That Cloud Never Left begins with a bold declaration — it immediately informs the audience that it doesn’t consider itself to be a documentary. “This is a work of fiction,” the opening titles say. Director Yashaswini Raghunandan then spends the next 66 minutes presenting a hypnotic, occasionally inscrutable collage of images and sound to varying emotional effect.
The premise of That Cloud Never Left revolves around a small village in India where inhabitants make toys and tools out of recycled 35mm film from Bollywood. Other stories intertwine: One woman tries to get ahold of her husband who left town, a group of boys look for an elusive ruby, and the village eagerly anticipates a total lunar eclipse. Raghunandan uses this as a springboard to craft a montage of beautiful images and sound design that ranges from roaring to restful.
While the film does focus on the villagers at work on their craft, they are photographed and edited in frenetic, seemingly disconnected ways, often putting more emphasis on the film’s style than its characters.
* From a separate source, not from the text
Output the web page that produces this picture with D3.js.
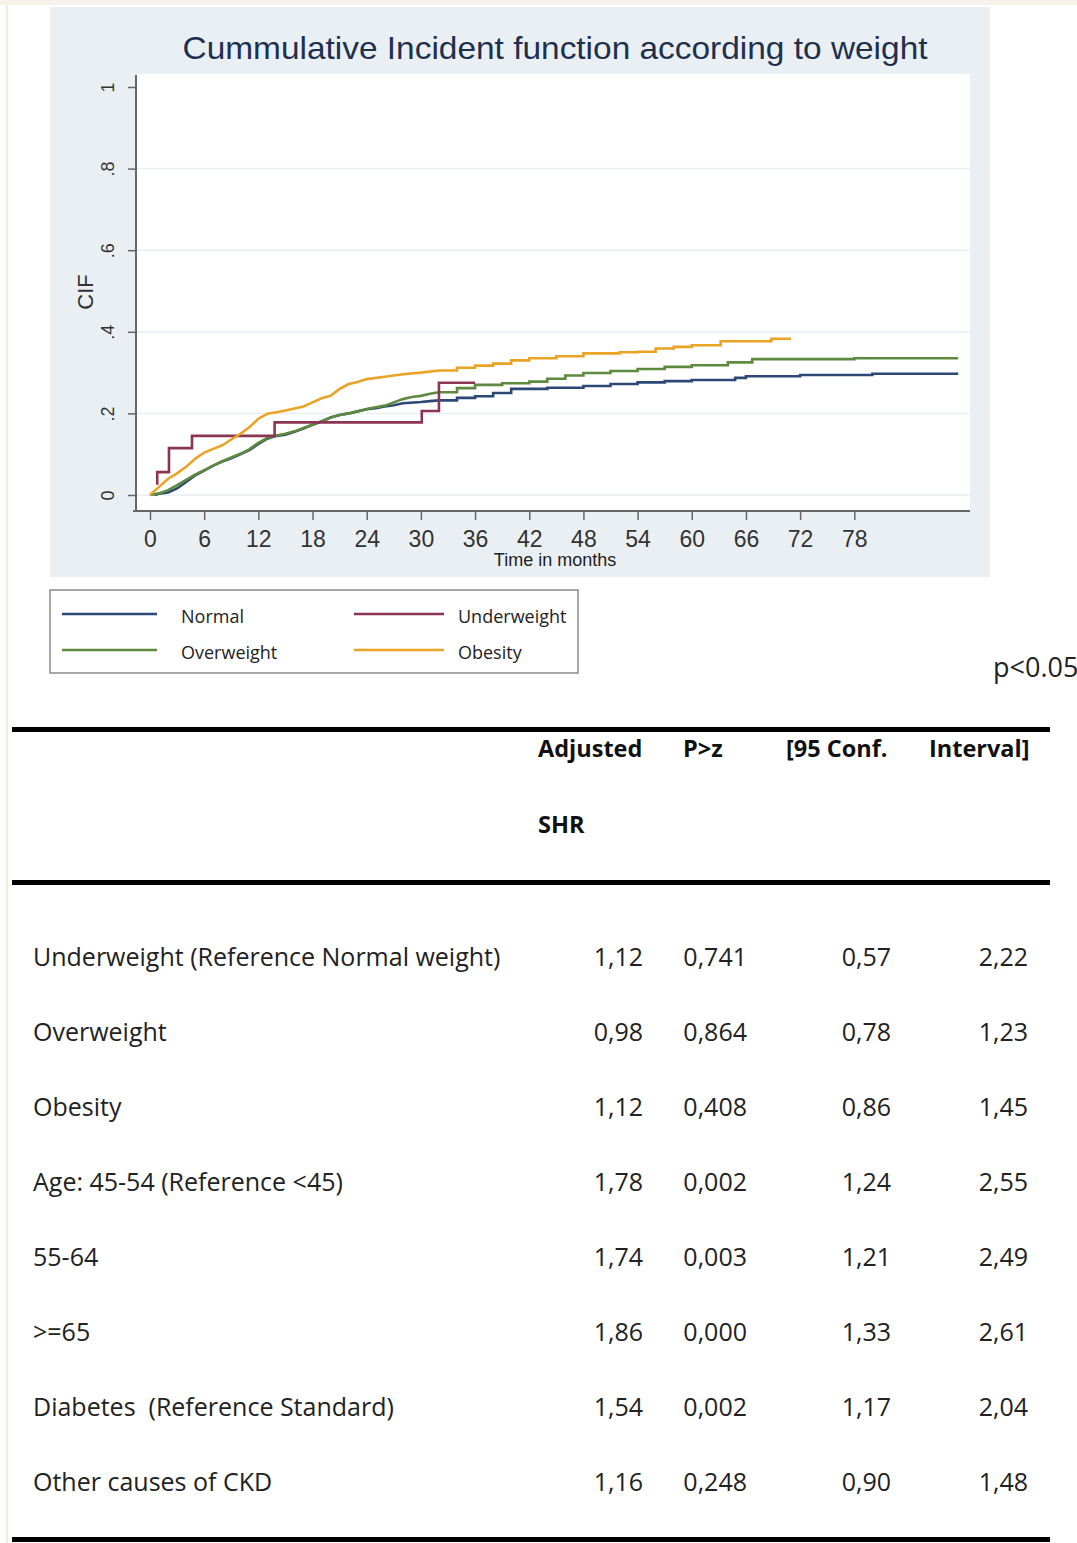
<!DOCTYPE html>
<html>
<head>
<meta charset="utf-8">
<script src="https://cdn.jsdelivr.net/npm/d3@7"></script>
<style>
  body { margin: 0; background: #fff; overflow: hidden; }
  svg { display: block; }
  text { white-space: pre; }
</style>
</head>
<body>
<div id="fig"></div>
<script>
// ---- data ----
const xTicks = [0, 6, 12, 18, 24, 30, 36, 42, 48, 54, 60, 66, 72, 78];
const yTicks = [0, 0.2, 0.4, 0.6, 0.8, 1];
const yTickLabels = ["0", ".2", ".4", ".6", ".8", "1"];

const seriesNames = ["Normal", "Underweight", "Overweight", "Obesity"];
const seriesColors = ["#2c4875", "#8c3552", "#5d8a3e", "#eaa325"];

// [month, CIF]
const normalCurve = [[0.5,0],[1,0.003],[2,0.006],[3,0.016],[4,0.032],[5,0.048],[6,0.06],[7,0.072],[8,0.082],[9,0.09],[10,0.1],[11,0.11],[12,0.125],[13,0.138],[14,0.145],[15,0.148],[16,0.155],[17,0.163],[18,0.172],[19,0.18],[20,0.19],[21,0.196],[22,0.2],[23,0.205],[24,0.21],[25,0.213],[26,0.217],[27,0.22],[28,0.225],[30,0.228],[31,0.23],[32,0.232],[34,0.238],[36,0.242],[38,0.25],[40,0.26],[44,0.263],[48,0.267],[51,0.272],[54,0.276],[57,0.279],[60,0.282],[64.8,0.287],[66,0.291],[72,0.294],[80,0.297],[89.5,0.297]];
const overweightCurve = [[0,0],[1,0.004],[2,0.012],[3,0.024],[4,0.037],[5,0.05],[6,0.061],[7,0.072],[8,0.083],[9,0.092],[10,0.101],[11,0.112],[12,0.128],[13,0.14],[14,0.146],[15,0.15],[16,0.156],[17,0.164],[18,0.172],[19,0.181],[20,0.19],[21,0.196],[22,0.2],[23,0.205],[24,0.211],[25,0.215],[26,0.219],[27,0.227],[28,0.235],[29,0.24],[30,0.243],[31,0.248],[32,0.252],[34,0.262],[36,0.27],[39,0.274],[42,0.278],[44,0.285],[46,0.293],[48,0.299],[51,0.304],[54,0.309],[57,0.314],[60,0.318],[64,0.325],[66.7,0.333],[78,0.335],[89.5,0.335]];
const underweightCurve = [[0.8,0.025],[0.8,0.056],[2.1,0.115],[4.65,0.145],[13.8,0.178],[30.1,0.206],[32,0.275],[36,0.275]];
const obesityCurve = [[0,0],[1,0.02],[2,0.04],[3,0.053],[4,0.069],[5,0.089],[6,0.104],[7,0.113],[8,0.122],[9,0.136],[10,0.15],[11,0.166],[12,0.187],[13,0.199],[14,0.203],[15,0.207],[16,0.212],[17,0.217],[18,0.227],[19,0.237],[20,0.243],[21,0.26],[22,0.272],[23,0.277],[24,0.284],[26,0.29],[28,0.296],[30,0.3],[32,0.305],[34,0.312],[36,0.317],[38,0.322],[40,0.33],[42,0.335],[45,0.34],[48,0.347],[52,0.35],[54,0.351],[56,0.359],[58,0.363],[60,0.367],[63.2,0.377],[68.8,0.383],[71,0.383]];

// table
const tableHeader = ["Adjusted", "P>z", "[95 Conf.", "Interval]"];
const rowLabels = ["Underweight (Reference Normal weight)", "Overweight", "Obesity", "Age: 45-54 (Reference <45)", "55-64", ">=65", "Diabetes  (Reference Standard)", "Other causes of CKD"];
const shrValues = ["1,12", "0,98", "1,12", "1,78", "1,74", "1,86", "1,54", "1,16"];
const pValues = ["0,741", "0,864", "0,408", "0,002", "0,003", "0,000", "0,002", "0,248"];
const ciLow = ["0,57", "0,78", "0,86", "1,24", "1,21", "1,33", "1,17", "0,90"];
const ciHigh = ["2,22", "1,23", "1,45", "2,55", "2,49", "2,61", "2,04", "1,48"];

const W = 1077, H = 1543;
const svg = d3.select("#fig").append("svg").attr("width", W).attr("height", H);

// page edges (scan border)
svg.append("rect").attr("x", 0).attr("y", 0).attr("width", W).attr("height", 5).attr("fill", "#f8f3ea");
svg.append("line").attr("x1", 7).attr("x2", 7).attr("y1", 5).attr("y2", H).attr("stroke", "#f1ebdf").attr("stroke-width", 2);

// chart panel
svg.append("rect").attr("x", 50).attr("y", 7).attr("width", 940).attr("height", 570).attr("fill", "#e9eff2");
svg.append("rect").attr("x", 136).attr("y", 74).attr("width", 834).attr("height", 437).attr("fill", "#fff");

const x = d3.scaleLinear().domain([0, 78]).range([150, 854.3]);
const y = d3.scaleLinear().domain([0, 1]).range([495, 87]);

svg.append("text")
  .attr("x", 555).attr("y", 59)
  .attr("text-anchor", "middle")
  .attr("font-family", "Liberation Sans, Arial, sans-serif")
  .attr("font-size", 32)
  .attr("fill", "#1f2f4e")
  .attr("textLength", 745).attr("lengthAdjust", "spacingAndGlyphs")
  .text("Cummulative Incident function according to weight");

// gridlines
svg.append("g").selectAll("line")
  .data(yTicks.filter(d => d < 1))
  .join("line")
  .attr("x1", 137).attr("x2", 970)
  .attr("y1", d => y(d)).attr("y2", d => y(d))
  .attr("stroke", "#e8edf1").attr("stroke-width", 1.5);

// y axis
const yAxis = svg.append("g")
  .attr("transform", "translate(136,0)")
  .call(d3.axisLeft(y).tickValues(yTicks).tickFormat((d, i) => yTickLabels[i]).tickSize(8).tickSizeOuter(0));
yAxis.select(".domain").remove();
yAxis.selectAll("line").attr("stroke", "#666").attr("stroke-width", 1.5);
yAxis.selectAll("text")
  .attr("font-family", "Liberation Sans, Arial, sans-serif")
  .attr("font-size", 18).attr("fill", "#333")
  .attr("text-anchor", "middle")
  .attr("x", 0).attr("dy", 0)
  .attr("transform", "translate(-28,0) rotate(-90)")
  .attr("y", 6);
svg.append("line").attr("x1", 136).attr("x2", 136).attr("y1", 75).attr("y2", 511).attr("stroke", "#666").attr("stroke-width", 2);

// x axis
const xAxis = svg.append("g")
  .attr("transform", "translate(0,511)")
  .call(d3.axisBottom(x).tickValues(xTicks).tickSize(9).tickSizeOuter(0));
xAxis.select(".domain").remove();
xAxis.selectAll("line").attr("stroke", "#666").attr("stroke-width", 1.5);
xAxis.selectAll("text")
  .attr("font-family", "Liberation Sans, Arial, sans-serif")
  .attr("font-size", 23).attr("fill", "#333").attr("y", 20);
svg.append("line").attr("x1", 133).attr("x2", 970).attr("y1", 511).attr("y2", 511).attr("stroke", "#666").attr("stroke-width", 2);

svg.append("text")
  .attr("x", 555).attr("y", 566).attr("text-anchor", "middle")
  .attr("font-family", "Liberation Sans, Arial, sans-serif").attr("font-size", 18).attr("fill", "#222")
  .text("Time in months");

svg.append("text")
  .attr("transform", "translate(93,292) rotate(-90)")
  .attr("text-anchor", "middle")
  .attr("font-family", "Liberation Sans, Arial, sans-serif").attr("font-size", 22).attr("fill", "#333")
  .text("CIF");

// curves: dense early events look like a jagged line, sparse late events as stairs
const smooth = d3.line().x(d => x(d[0])).y(d => y(d[1])).curve(d3.curveLinear);
const stairs = d3.line().x(d => x(d[0])).y(d => y(d[1])).curve(d3.curveStepAfter);
const curves = [normalCurve, underweightCurve, overweightCurve, obesityCurve];
const drawOrder = [0, 2, 1, 3];
drawOrder.forEach(i => {
  const c = curves[i];
  const g = svg.append("g").attr("fill", "none").attr("stroke", seriesColors[i]).attr("stroke-width", 2.6);
  if (i === 1) {
    g.append("path").attr("d", stairs(c));
  } else {
    g.append("path").attr("d", smooth(c.filter(d => d[0] <= 32)));
    g.append("path").attr("d", stairs(c.filter(d => d[0] >= 32)));
  }
});

// legend
svg.append("rect").attr("x", 50).attr("y", 590).attr("width", 528).attr("height", 83)
  .attr("fill", "#fff").attr("stroke", "#8a8a8a").attr("stroke-width", 1.5);
const legendPos = [[62, 614], [354, 614], [62, 650], [354, 650]];
seriesNames.forEach((name, i) => {
  const [lx, ly] = legendPos[i];
  svg.append("line").attr("x1", lx).attr("x2", lx + (i % 2 ? 90 : 95)).attr("y1", ly).attr("y2", ly)
    .attr("stroke", seriesColors[i]).attr("stroke-width", 2.6);
  svg.append("text").attr("x", lx + (i % 2 ? 104 : 119)).attr("y", ly + 9)
    .attr("font-family", "Open Sans, sans-serif").attr("font-size", 18).attr("fill", "#222")
    .text(name);
});

svg.append("text").attr("x", 993).attr("y", 677)
  .attr("font-family", "Open Sans, sans-serif").attr("font-size", 27).attr("fill", "#222")
  .text("p<0.05");

// table
const rules = [730, 883, 1540];
rules.forEach(ry => svg.append("rect").attr("x", 12).attr("y", ry - 3).attr("width", 1038).attr("height", 5).attr("fill", "#000"));

const colRight = [643, 747, 891, 1028];
const headerLeft = [538, 683, 786, 929];
tableHeader.forEach((h, i) => {
  svg.append("text").attr("x", headerLeft[i]).attr("y", 757)
    .attr("font-family", "Open Sans, sans-serif").attr("font-weight", "bold").attr("font-size", 23.5).attr("fill", "#111")
    .text(h);
});
svg.append("text").attr("x", 538).attr("y", 833)
  .attr("font-family", "Open Sans, sans-serif").attr("font-weight", "bold").attr("font-size", 23.5).attr("fill", "#111")
  .text("SHR");

const rowY = d3.scalePoint().domain(rowLabels).range([957, 1482]);
const cols = [shrValues, pValues, ciLow, ciHigh];
rowLabels.forEach((lab, r) => {
  const cy = rowY(lab) + 9;
  svg.append("text").attr("x", 33).attr("y", cy)
    .attr("font-family", "Open Sans, sans-serif").attr("font-size", 25).attr("fill", "#222")
    .text(lab);
  cols.forEach((c, j) => {
    svg.append("text").attr("x", colRight[j]).attr("y", cy).attr("text-anchor", "end")
      .attr("font-family", "Open Sans, sans-serif").attr("font-size", 25).attr("fill", "#222")
      .text(c[r]);
  });
});
</script>
</body>
</html>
This is usually effective. One particularly moving sequence juxtaposes the sounds of bamboo being cut and rattling celluloid in rhythmic fashion, almost creating a song out of the disjointed elements as the visuals of individual frames of film are superimposed on screen. The sounds oscillate and vibrate, creating a fascinating and mesmeric scene.
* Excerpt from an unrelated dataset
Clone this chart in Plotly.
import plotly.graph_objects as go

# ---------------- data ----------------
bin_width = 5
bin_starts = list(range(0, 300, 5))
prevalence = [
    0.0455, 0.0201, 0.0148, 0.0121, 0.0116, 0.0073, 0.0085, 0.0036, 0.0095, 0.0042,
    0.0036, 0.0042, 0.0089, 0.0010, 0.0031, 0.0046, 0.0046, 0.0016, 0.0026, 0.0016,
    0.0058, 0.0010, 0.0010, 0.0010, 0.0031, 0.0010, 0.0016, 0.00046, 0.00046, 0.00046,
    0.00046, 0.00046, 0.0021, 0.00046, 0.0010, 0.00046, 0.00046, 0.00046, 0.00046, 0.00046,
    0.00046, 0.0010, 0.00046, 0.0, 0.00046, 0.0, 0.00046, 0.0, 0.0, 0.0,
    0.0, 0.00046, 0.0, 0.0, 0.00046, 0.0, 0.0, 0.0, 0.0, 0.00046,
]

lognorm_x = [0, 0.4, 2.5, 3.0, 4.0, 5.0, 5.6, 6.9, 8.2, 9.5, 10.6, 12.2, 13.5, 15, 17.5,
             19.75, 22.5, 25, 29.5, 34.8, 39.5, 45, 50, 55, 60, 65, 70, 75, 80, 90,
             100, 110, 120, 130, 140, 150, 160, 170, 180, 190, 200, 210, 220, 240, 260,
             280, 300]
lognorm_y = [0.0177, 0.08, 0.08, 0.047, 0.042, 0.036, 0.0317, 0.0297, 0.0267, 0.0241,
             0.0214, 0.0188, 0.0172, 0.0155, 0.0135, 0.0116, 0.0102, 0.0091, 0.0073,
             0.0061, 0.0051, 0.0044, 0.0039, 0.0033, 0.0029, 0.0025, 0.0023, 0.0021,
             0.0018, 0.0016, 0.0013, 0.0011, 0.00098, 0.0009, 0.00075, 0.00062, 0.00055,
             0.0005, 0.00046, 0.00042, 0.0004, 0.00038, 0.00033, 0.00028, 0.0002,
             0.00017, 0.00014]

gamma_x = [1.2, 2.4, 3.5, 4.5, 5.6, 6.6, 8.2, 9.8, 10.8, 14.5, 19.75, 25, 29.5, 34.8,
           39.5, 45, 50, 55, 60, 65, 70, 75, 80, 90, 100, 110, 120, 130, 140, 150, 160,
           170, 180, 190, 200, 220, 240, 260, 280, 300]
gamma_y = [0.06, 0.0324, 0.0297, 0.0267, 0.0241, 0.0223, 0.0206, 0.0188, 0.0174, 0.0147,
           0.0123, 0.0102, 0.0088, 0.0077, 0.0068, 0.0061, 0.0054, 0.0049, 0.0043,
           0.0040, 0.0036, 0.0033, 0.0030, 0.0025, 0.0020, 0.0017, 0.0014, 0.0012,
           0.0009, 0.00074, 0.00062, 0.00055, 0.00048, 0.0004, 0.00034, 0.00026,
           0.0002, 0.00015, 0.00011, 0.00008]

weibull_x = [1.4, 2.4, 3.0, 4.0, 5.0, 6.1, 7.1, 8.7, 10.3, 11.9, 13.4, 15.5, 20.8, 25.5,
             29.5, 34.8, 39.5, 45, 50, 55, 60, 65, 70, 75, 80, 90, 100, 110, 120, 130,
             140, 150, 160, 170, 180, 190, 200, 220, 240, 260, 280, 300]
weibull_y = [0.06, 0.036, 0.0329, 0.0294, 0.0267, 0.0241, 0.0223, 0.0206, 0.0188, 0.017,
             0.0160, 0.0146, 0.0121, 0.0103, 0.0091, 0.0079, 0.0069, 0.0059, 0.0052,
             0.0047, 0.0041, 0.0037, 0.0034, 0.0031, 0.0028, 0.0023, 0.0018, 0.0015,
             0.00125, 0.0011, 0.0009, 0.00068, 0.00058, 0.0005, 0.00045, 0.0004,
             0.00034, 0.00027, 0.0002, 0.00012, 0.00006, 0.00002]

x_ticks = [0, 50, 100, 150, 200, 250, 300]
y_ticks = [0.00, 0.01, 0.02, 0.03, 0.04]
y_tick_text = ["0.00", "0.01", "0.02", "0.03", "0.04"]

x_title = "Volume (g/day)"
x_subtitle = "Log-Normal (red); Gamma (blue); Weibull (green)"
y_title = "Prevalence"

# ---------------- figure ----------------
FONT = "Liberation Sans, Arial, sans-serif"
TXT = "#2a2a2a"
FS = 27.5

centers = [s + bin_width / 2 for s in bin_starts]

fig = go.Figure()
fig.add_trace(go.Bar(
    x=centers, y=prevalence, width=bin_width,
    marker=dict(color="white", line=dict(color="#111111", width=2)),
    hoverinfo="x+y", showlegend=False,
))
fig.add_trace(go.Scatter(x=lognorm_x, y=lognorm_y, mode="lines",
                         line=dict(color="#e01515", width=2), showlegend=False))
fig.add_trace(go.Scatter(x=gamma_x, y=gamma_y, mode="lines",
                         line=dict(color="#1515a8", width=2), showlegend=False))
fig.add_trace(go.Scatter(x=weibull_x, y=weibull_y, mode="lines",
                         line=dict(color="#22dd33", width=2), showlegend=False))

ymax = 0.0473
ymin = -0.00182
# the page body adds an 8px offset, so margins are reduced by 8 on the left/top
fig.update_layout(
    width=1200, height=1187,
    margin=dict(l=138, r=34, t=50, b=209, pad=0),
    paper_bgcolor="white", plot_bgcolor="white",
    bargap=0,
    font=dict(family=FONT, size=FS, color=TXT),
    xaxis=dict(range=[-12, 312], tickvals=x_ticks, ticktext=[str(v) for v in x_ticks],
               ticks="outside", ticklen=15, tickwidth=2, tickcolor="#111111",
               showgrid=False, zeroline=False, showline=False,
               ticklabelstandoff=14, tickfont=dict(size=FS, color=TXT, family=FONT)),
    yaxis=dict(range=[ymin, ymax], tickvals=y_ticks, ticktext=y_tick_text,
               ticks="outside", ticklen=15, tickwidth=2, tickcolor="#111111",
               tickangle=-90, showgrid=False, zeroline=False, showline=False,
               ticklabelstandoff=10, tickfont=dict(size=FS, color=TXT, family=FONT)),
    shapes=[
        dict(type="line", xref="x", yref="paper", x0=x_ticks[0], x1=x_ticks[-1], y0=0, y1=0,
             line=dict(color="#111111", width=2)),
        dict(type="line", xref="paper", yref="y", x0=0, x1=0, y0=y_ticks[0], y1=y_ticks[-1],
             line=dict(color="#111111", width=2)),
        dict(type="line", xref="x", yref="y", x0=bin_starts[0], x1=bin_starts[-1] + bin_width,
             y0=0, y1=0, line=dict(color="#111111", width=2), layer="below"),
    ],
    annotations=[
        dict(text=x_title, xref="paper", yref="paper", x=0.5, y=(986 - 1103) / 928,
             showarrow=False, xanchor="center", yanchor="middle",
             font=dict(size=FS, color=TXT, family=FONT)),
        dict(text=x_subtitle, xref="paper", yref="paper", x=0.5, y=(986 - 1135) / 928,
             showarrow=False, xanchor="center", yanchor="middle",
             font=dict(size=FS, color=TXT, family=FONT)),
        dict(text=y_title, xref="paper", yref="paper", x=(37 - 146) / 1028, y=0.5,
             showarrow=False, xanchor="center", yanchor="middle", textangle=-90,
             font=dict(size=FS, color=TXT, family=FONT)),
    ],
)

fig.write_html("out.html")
In some instances, however, the highly visual style falls flat and feels gimmicky. An otherwise effective and somber scene of two boys bathed in moonlight is cheapened when another boy slowly fades into the frame without explanation. The tone is further undercut when this boy abruptly vanishes one frame before the scene cuts, which seems more like an editing mistake than an artistic decision.
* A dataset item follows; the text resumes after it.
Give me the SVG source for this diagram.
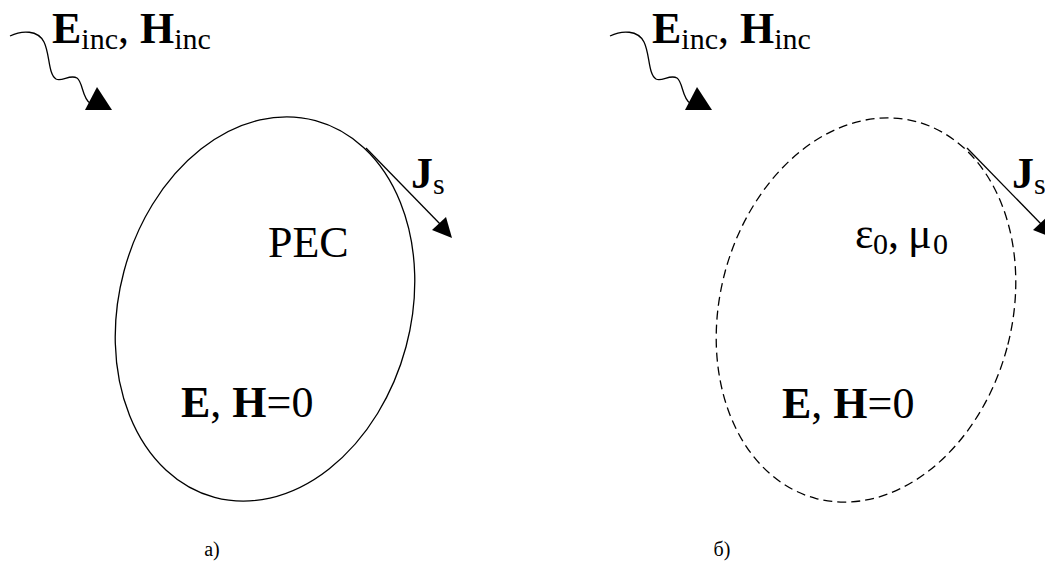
<svg xmlns="http://www.w3.org/2000/svg" width="1045" height="564" viewBox="0 0 1045 564">
<style>
text{font-family:'Liberation Serif','Times New Roman',Times,serif;fill:#000}
.b{font-weight:bold}
.big{font-size:44px}
.sub{font-size:30px}
.line{fill:none;stroke:#000;stroke-width:1.3}
.dash{fill:none;stroke:#000;stroke-width:1.3;stroke-dasharray:9 5}
.head{fill:#000;stroke:none}
.lab{font-size:20px}
</style>
<rect width="1045" height="564" fill="#fff"/>
<g id="body-a">
<ellipse class="line" cx="265" cy="309" rx="146" ry="195" transform="rotate(15 265 309)"/>
<text class="big" x="268" y="257">PEC</text>
<text class="big" x="181" y="417"><tspan class="b">E</tspan>, <tspan class="b">H</tspan>=0</text>
</g>
<g id="body-b">
<ellipse class="dash" cx="866" cy="310" rx="146" ry="195" transform="rotate(15 866 310)"/>
<text x="855" y="248" font-size="44">ε<tspan x="873" font-size="30" dy="6">0</tspan><tspan dy="-6">, </tspan><tspan x="908">μ</tspan><tspan x="933" font-size="30" dy="6">0</tspan></text>
<text class="big" x="782" y="418"><tspan class="b">E</tspan>, <tspan class="b">H</tspan>=0</text>
</g>
<g id="label-inc-a">
<text class="big" x="52" y="43"><tspan class="b">E</tspan><tspan class="sub" dy="6">inc</tspan><tspan dy="-6">, </tspan><tspan class="b">H</tspan><tspan class="sub" dy="6">inc</tspan></text>
</g>
<g id="label-inc-b">
<text class="big" x="652" y="43"><tspan class="b">E</tspan><tspan class="sub" dy="6">inc</tspan><tspan dy="-6">, </tspan><tspan class="b">H</tspan><tspan class="sub" dy="6">inc</tspan></text>
</g>
<g id="label-js-a">
<text class="big b" x="411" y="188">J<tspan class="sub" font-weight="normal" dy="6">s</tspan></text>
</g>
<g id="label-js-b">
<text class="big b" x="1012" y="188">J<tspan class="sub" font-weight="normal" dy="6">s</tspan></text>
</g>
<g id="caption-a"><text class="lab" x="212" y="556" text-anchor="middle">а)</text></g>
<g id="caption-b"><text class="lab" x="722" y="556" text-anchor="middle">б)</text></g>
<g id="connectors">
<path class="line" d="M10,36 C22,30 38,30 44,42 C50,54 48,74 56,79 C62,82 70,74 77,78 C83,82 82,98 90,103"/>
<polygon class="head" points="97,87 85,110 112,110"/>
<path class="line" d="M610,36 C622,30 638,30 644,42 C650,54 648,74 656,79 C662,82 670,74 677,78 C683,82 682,98 690,103"/>
<polygon class="head" points="697,87 685,110 712,110"/>
<line class="line" x1="366" y1="148" x2="442" y2="226"/>
<polygon class="head" points="452,238 432,230 446,217"/>
<line class="line" x1="967" y1="148" x2="1043" y2="226"/>
<polygon class="head" points="1053,238 1033,230 1047,217"/>
</g>
</svg>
Still, the treatment of the premise is often riveting. The idea of giving new life to antiquated, otherwise useless film is compelling, and the execution reflects that.
“I wanted to make the film feel like a crumpled piece of paper with a wealth of stories inside of it,” Raghunandan said after the screening. This simile is a strikingly accurate summation of the film, but this isn’t always a good thing.
While That Cloud Never Left frequently imparts a joyous feeling of discovery that comes from finding meaning within that scrapped paper, there is some incoherence as well. Some of the film is garish and muddled, resembling a drawing crumpled and discarded before the ink could fully dry, the colors merging on the paper to form an uninviting brown.
Often absorbing, That Cloud Never Left remains crushingly aloof and detached from its characters. The film, while mostly beautiful, fails to be more than the sum of its parts. Raghunandan is highly skilled at using her incredible imagery and sound design to create individual moments, but the whole leaves a muted effect. As a visual poem, That Cloud Never Left soars; as a feature film, it shoots for the moon and comes up short.